Again, the advantages of this approach are also disadvantages: these platforms lack the institutional policy ‘stick’ which compels researchers to conducts their planning at the beginning, and if researchers engage with them too late, they risk becoming exercises more focused on job outcomes than on the process of becoming a more proficient professional. They are also not linked to a researcher’s local institutional context, and (of course!) were not designed to be. So, their suggestions for next steps and activities for researchers to pursue naturally and understandably may not include activities and opportunities occurring close to them.
The best of both worlds
The challenge, therefore, is to apply a MyIDP and ImaginePhD national way of thinking at local level. If we were to take the best aspects of the national and local approaches and incorporate them together in a technology-based approach, researchers would ideally be:
- Encouraged to start early on their planning, and to iterate their plan as they progress;
- Able to build a lifelong, persistent profile of their continual development;
- Focused on professional development as well as career outcomes;
- Encouraged by institutional policy (with their engagement tracked), but clear that the exercise is primarily for their personal benefit;
- Able to access local and generic opportunities and events relevant to the path they have identified via the planning process.
No time like the present
When working with universities in the UK, Australia and the USA, I have encountered many different approaches to developing researchers’ professional profiles and careers. They all share a common goal, however: to help their researchers shape themselves into flexible, resilient professionals ready to deploy their singular skills and research knowhow to make a difference in a range of career contexts.

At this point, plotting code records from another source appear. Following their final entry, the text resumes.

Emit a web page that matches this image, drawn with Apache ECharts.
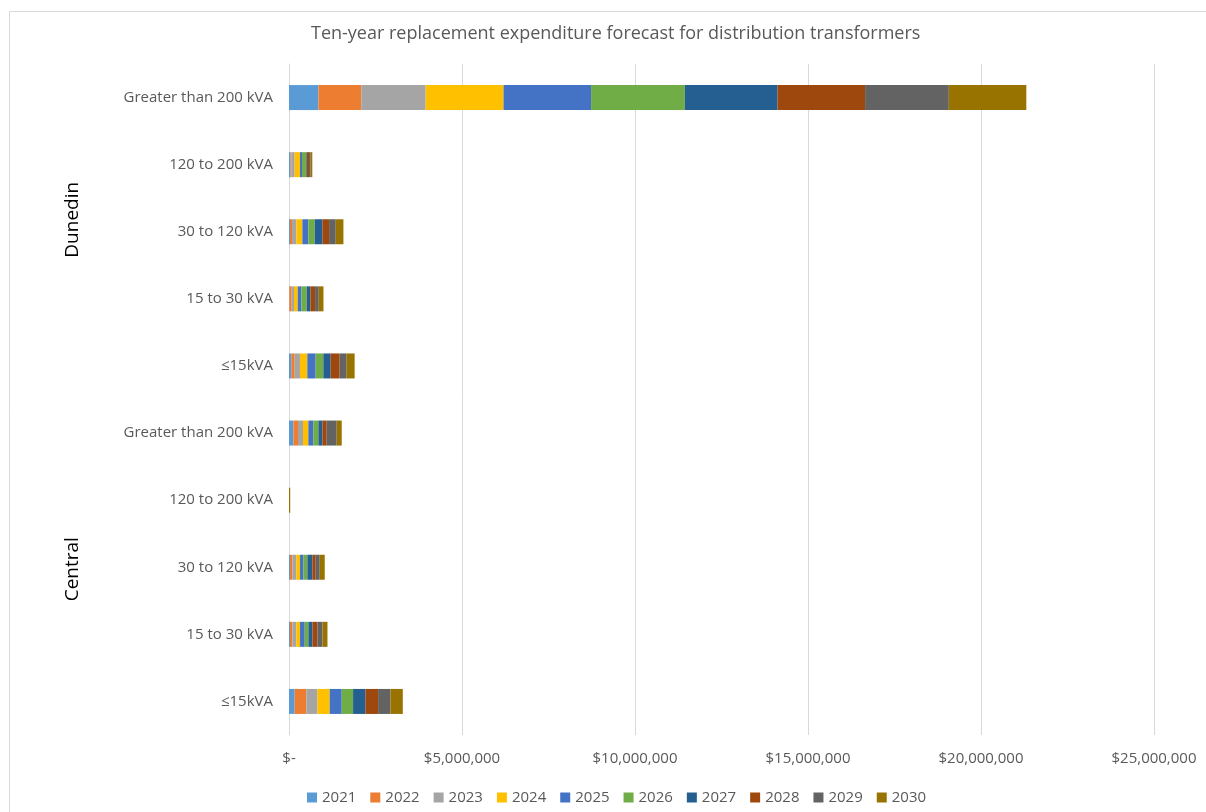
<!DOCTYPE html>
<html>
<head>
<meta charset="utf-8">
<script src="https://cdn.jsdelivr.net/npm/echarts@6/dist/echarts.min.js"></script>
<style>html,body{margin:0;padding:0;background:#fff}#c{width:1206px;height:812px}</style>
</head>
<body>
<div id="c"></div>
<script>
const titleText = 'Ten-year replacement expenditure forecast for distribution transformers';
const groups = ['Dunedin', 'Central'];
const sizeBands = ['Greater than 200 kVA', '120 to 200 kVA', '30 to 120 kVA', '15 to 30 kVA', '≤15kVA'];
const years = ['2021','2022','2023','2024','2025','2026','2027','2028','2029','2030'];
// rows in order: Dunedin (5 bands), Central (5 bands); each row lists 2021..2030 values ($)
const dunedinGt200  = [850000, 1240000, 1860000, 2250000, 2530000, 2710000, 2680000, 2530000, 2420000, 2240000];
const dunedin120    = [48000, 29000, 87000, 153000, 58000, 125000, 20000, 58000, 48000, 48000];
const dunedin30     = [29000, 58000, 125000, 174000, 174000, 183000, 222000, 193000, 193000, 222000];
const dunedin15     = [10000, 67000, 67000, 107000, 107000, 154000, 107000, 135000, 107000, 135000];
const dunedinLe15   = [67000, 96000, 154000, 212000, 241000, 222000, 212000, 260000, 202000, 231000];
const centralGt200  = [125000, 135000, 145000, 154000, 145000, 145000, 116000, 125000, 289000, 145000];
const central120    = [0, 0, 0, 0, 0, 0, 0, 0, 0, 35000];
const central30     = [29000, 67000, 116000, 107000, 96000, 116000, 145000, 96000, 116000, 145000];
const central15     = [29000, 67000, 116000, 107000, 135000, 107000, 116000, 145000, 145000, 145000];
const centralLe15   = [164000, 338000, 318000, 357000, 347000, 328000, 357000, 366000, 357000, 357000];
const rows = [dunedinGt200, dunedin120, dunedin30, dunedin15, dunedinLe15,
              centralGt200, central120, central30, central15, centralLe15];
const xTicks = [0, 5000000, 10000000, 15000000, 20000000, 25000000];
const colors = ['#5B9BD5','#ED7D31','#A5A5A5','#FFC000','#4472C4','#70AD47','#255E91','#9E480E','#636363','#997300'];

const categories = [];
groups.forEach((g, gi) => sizeBands.forEach(b => categories.push(g + '|' + b)));

const font = '"Open Sans", "Noto Sans", sans-serif';
const chart = echarts.init(document.getElementById('c'), null, {renderer: 'canvas'});

const series = years.map((y, yi) => ({
  name: y,
  type: 'bar',
  stack: 'total',
  barWidth: 25,
  itemStyle: {color: colors[yi]},
  emphasis: {disabled: true},
  data: rows.map(r => r[yi])
}));

chart.setOption({
  animation: false,
  color: colors,
  title: {
    text: titleText, left: 306, top: 20,
    textStyle: {fontFamily: font, fontSize: 18, fontWeight: 'normal', color: '#595959'}
  },
  legend: {
    data: years, bottom: 2, left: 302,
    itemWidth: 10, itemHeight: 10, itemGap: 14, icon: 'rect',
    textStyle: {fontFamily: font, fontSize: 15, color: '#595959'}
  },
  grid: {left: 289, right: 52, top: 64, bottom: 77, containLabel: false},
  xAxis: {
    type: 'value', min: xTicks[0], max: xTicks[xTicks.length - 1], interval: xTicks[1] - xTicks[0],
    axisLine: {show: false}, axisTick: {show: false},
    splitLine: {lineStyle: {color: '#d9d9d9'}},
    axisLabel: {
      fontFamily: font, fontSize: 15, color: '#595959', margin: 16,
      formatter: v => v === 0 ? '$-' : '$' + v.toLocaleString('en-US')
    }
  },
  yAxis: {
    type: 'category', data: categories, inverse: true,
    axisLine: {lineStyle: {color: '#d9d9d9'}}, axisTick: {show: false},
    axisLabel: {
      fontFamily: font, fontSize: 15, color: '#595959', margin: 16,
      formatter: v => v.split('|')[1]
    }
  },
  series: series
});

// group labels positioned from the category axis
const groupShift = [-12, 2];
const gfx = [{
  type: 'rect', shape: {x: 9.5, y: 11.5, width: 1210, height: 820},
  style: {fill: 'none', stroke: '#d9d9d9', lineWidth: 1}, silent: true
}];
groups.forEach((g, gi) => {
  const a = chart.convertToPixel({yAxisIndex: 0}, categories[gi * 5]);
  const b = chart.convertToPixel({yAxisIndex: 0}, categories[gi * 5 + 4]);
  gfx.push({
    type: 'text', x: 73, y: (a + b) / 2 + groupShift[gi], rotation: Math.PI / 2,
    style: {text: g, fontFamily: font, fontSize: 19, fill: '#000', align: 'center', verticalAlign: 'middle'}
  });
});
chart.setOption({graphic: gfx});
</script>
</body>
</html>
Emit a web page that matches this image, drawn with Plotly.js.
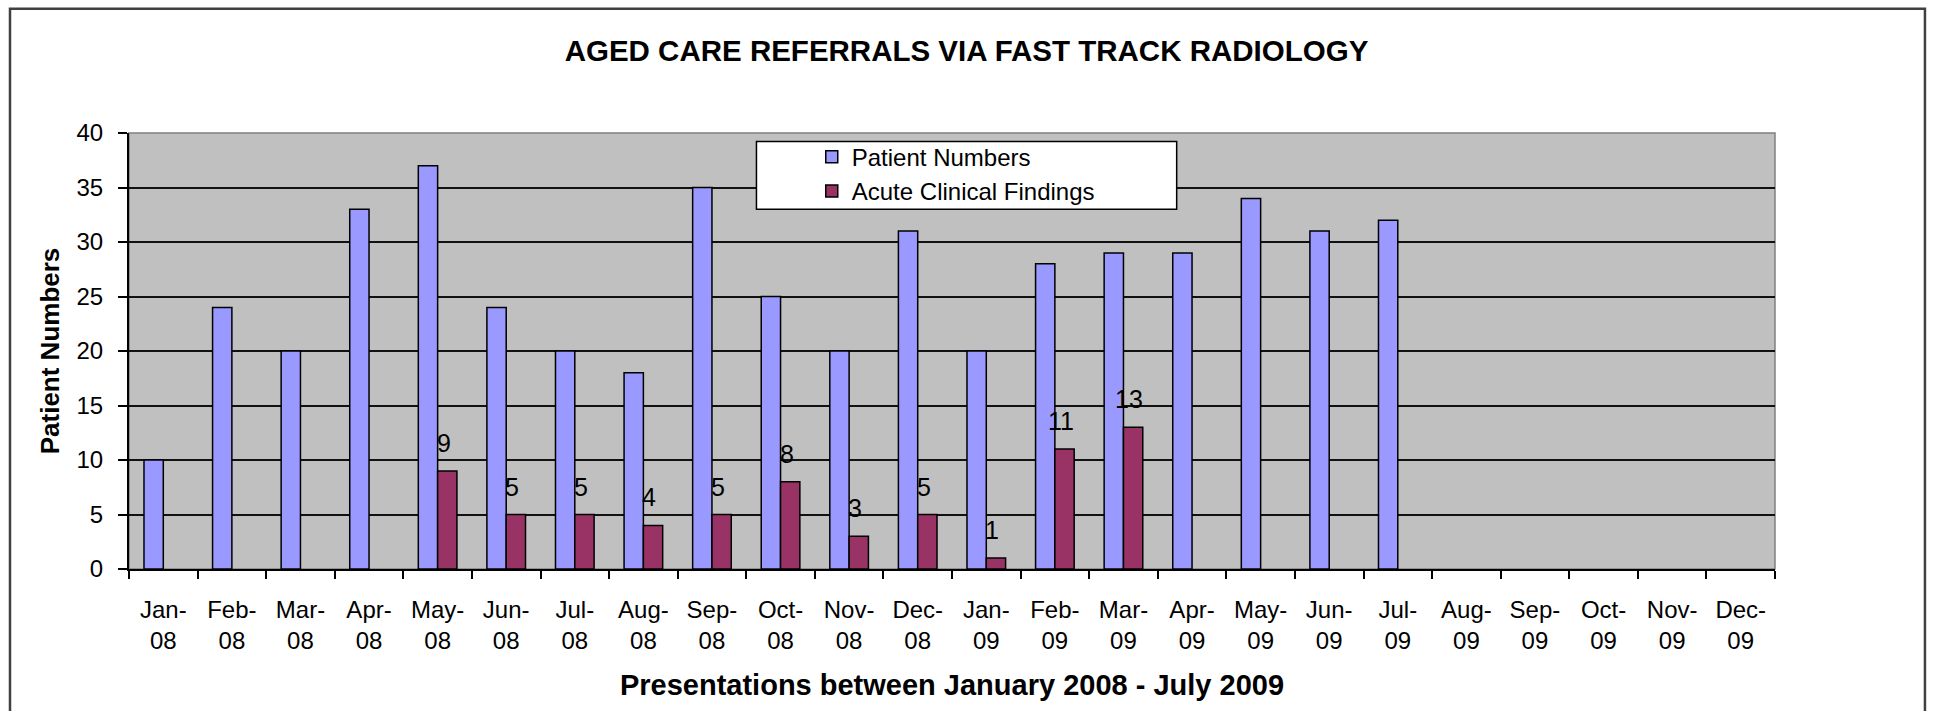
<!DOCTYPE html>
<html>
<head>
<meta charset="utf-8">
<script src="https://cdn.plot.ly/plotly-3.0.1.min.js"></script>
<style>
  html, body { margin: 0; padding: 0; background: #ffffff; }
  #chart { width: 1933px; height: 711px; }
</style>
</head>
<body>
<div id="chart"></div>
<script>
// ---- data ----
const months = ["Jan-<br>08","Feb-<br>08","Mar-<br>08","Apr-<br>08","May-<br>08","Jun-<br>08",
                "Jul-<br>08","Aug-<br>08","Sep-<br>08","Oct-<br>08","Nov-<br>08","Dec-<br>08",
                "Jan-<br>09","Feb-<br>09","Mar-<br>09","Apr-<br>09","May-<br>09","Jun-<br>09",
                "Jul-<br>09","Aug-<br>09","Sep-<br>09","Oct-<br>09","Nov-<br>09","Dec-<br>09"];
const patientNumbers = [10,24,20,33,37,24,20,18,35,25,20,31,20,28,29,29,34,31,32,null,null,null,null,null];
const acuteFindings  = [null,null,null,null,9,5,5,4,5,8,3,5,1,11,13,null,null,null,null,null,null,null,null,null];
const seriesNames = ["Patient Numbers","Acute Clinical Findings"];
const yTicks = [0,5,10,15,20,25,30,35,40];

const FONT = "Liberation Sans, Arial, Helvetica, sans-serif";

const traces = [
  {
    type: "bar", name: seriesNames[0], x: months, y: patientNumbers,
    marker: { color: "#9999FF", line: { color: "#000000", width: 1.5 } },
    hoverinfo: "skip"
  },
  {
    type: "bar", name: seriesNames[1], x: months, y: acuteFindings,
    marker: { color: "#993366", line: { color: "#000000", width: 1.5 } },
    hoverinfo: "skip"
  }
];

// value labels above the red bars
const annotations = [];
acuteFindings.forEach((v, i) => {
  if (v === null) return;
  annotations.push({
    x: months[i], y: v, xref: "x", yref: "y",
    text: String(v), showarrow: false,
    xshift: 6, yshift: 28, yanchor: "middle", xanchor: "center",
    font: { family: FONT, size: 25, color: "#000000" }
  });
});

const layout = {
  width: 1933, height: 711,
  margin: { l: 129, r: 158, t: 133, b: 142, pad: 0 },
  paper_bgcolor: "#ffffff",
  plot_bgcolor: "#C0C0C0",
  font: { family: FONT, color: "#000000" },
  title: {
    text: "<b>AGED CARE REFERRALS VIA FAST TRACK RADIOLOGY</b>",
    font: { family: FONT, size: 29.5, color: "#000000" },
    x: 0.5, xref: "container", xanchor: "center",
    y: 0.929, yref: "container", yanchor: "middle"
  },
  barmode: "group",
  bargap: 0.437,
  bargroupgap: 0,
  showlegend: true,
  legend: {
    x: 0.4148, y: 0.996, xanchor: "left", yanchor: "top",
    bgcolor: "rgba(0,0,0,0)", borderwidth: 0,
    font: { family: FONT, size: 24, color: "#000000" },
    tracegroupgap: 0
  },
  xaxis: {
    type: "category",
    tickson: "boundaries",
    ticks: "outside", ticklen: 8, tickwidth: 2, tickcolor: "#000000",
    showline: true, linecolor: "#000000", linewidth: 2,
    showgrid: false, zeroline: false,
    tickfont: { family: FONT, size: 24, color: "#000000" },
    ticklabelstandoff: 18,
    title: {
      text: "<b>Presentations between January 2008 - July 2009</b>",
      font: { family: FONT, size: 29, color: "#000000" },
      standoff: 22
    },
    fixedrange: true
  },
  yaxis: {
    range: [0, 40],
    tickvals: yTicks,
    ticktext: yTicks.map(String),
    ticks: "outside", ticklen: 9, tickwidth: 2, tickcolor: "#000000",
    showline: true, linecolor: "#000000", linewidth: 2,
    showgrid: true, gridcolor: "#111111", gridwidth: 2,
    zeroline: false,
    tickfont: { family: FONT, size: 24, color: "#000000" },
    ticklabelstandoff: 10,
    title: {
      text: "<b>Patient Numbers</b>",
      font: { family: FONT, size: 26, color: "#000000" },
      standoff: 9
    },
    fixedrange: true
  },
  shapes: [
    // plot area frame (top/right grey edge)
    { type: "rect", xref: "paper", yref: "paper", x0: 0, x1: 1, y0: 0, y1: 1,
      line: { color: "#808080", width: 1.5 }, layer: "below" },
    // legend box
    { type: "rect", xref: "paper", yref: "paper", x0: 0.3812, x1: 0.6365, y0: 0.8252, y1: 0.9807,
      fillcolor: "#ffffff", line: { color: "#000000", width: 1.5 }, layer: "above" },
    // outer chart border
    { type: "rect", xref: "paper", yref: "paper", x0: -0.0723, x1: 1.0911, y0: -0.36, y1: 1.285,
      line: { color: "#404040", width: 2.5 }, layer: "above" }
  ],
  annotations: annotations
};

Plotly.newPlot("chart", traces, layout, { displayModeBar: false, staticPlot: true });
</script>
</body>
</html>
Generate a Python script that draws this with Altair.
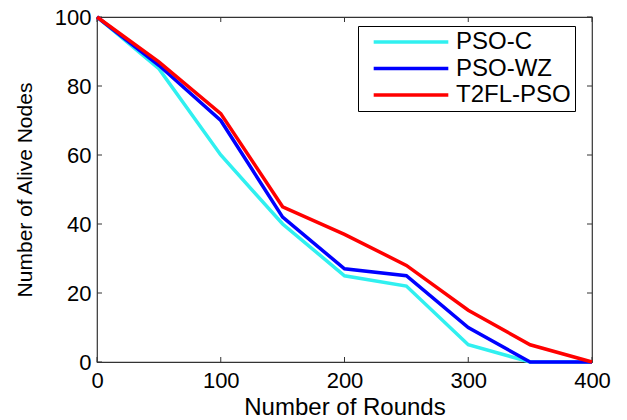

They acknowledge that, as Adams and Neary put it, career planning for researchers is ‘A continuous process that is student-centred, promotes engagement with and reflection on a range of research and professional development opportunities and enables the student to be aware of their own skill sets.’ At Inkpath we have worked with universities and researchers to produce an always-evolving platform which aims to provide the best of both worlds as explored.
Together, we aim to inspire researchers to think about their development early, and to start shaping their approach to the opportunities around them as soon as they begin their programmes. This way, researchers can put themselves in the best possible position for whatever their next step will be, whether they stay on an academic trajectory, or go beyond it.
By John Miles, Founder and CEO of Inkpath.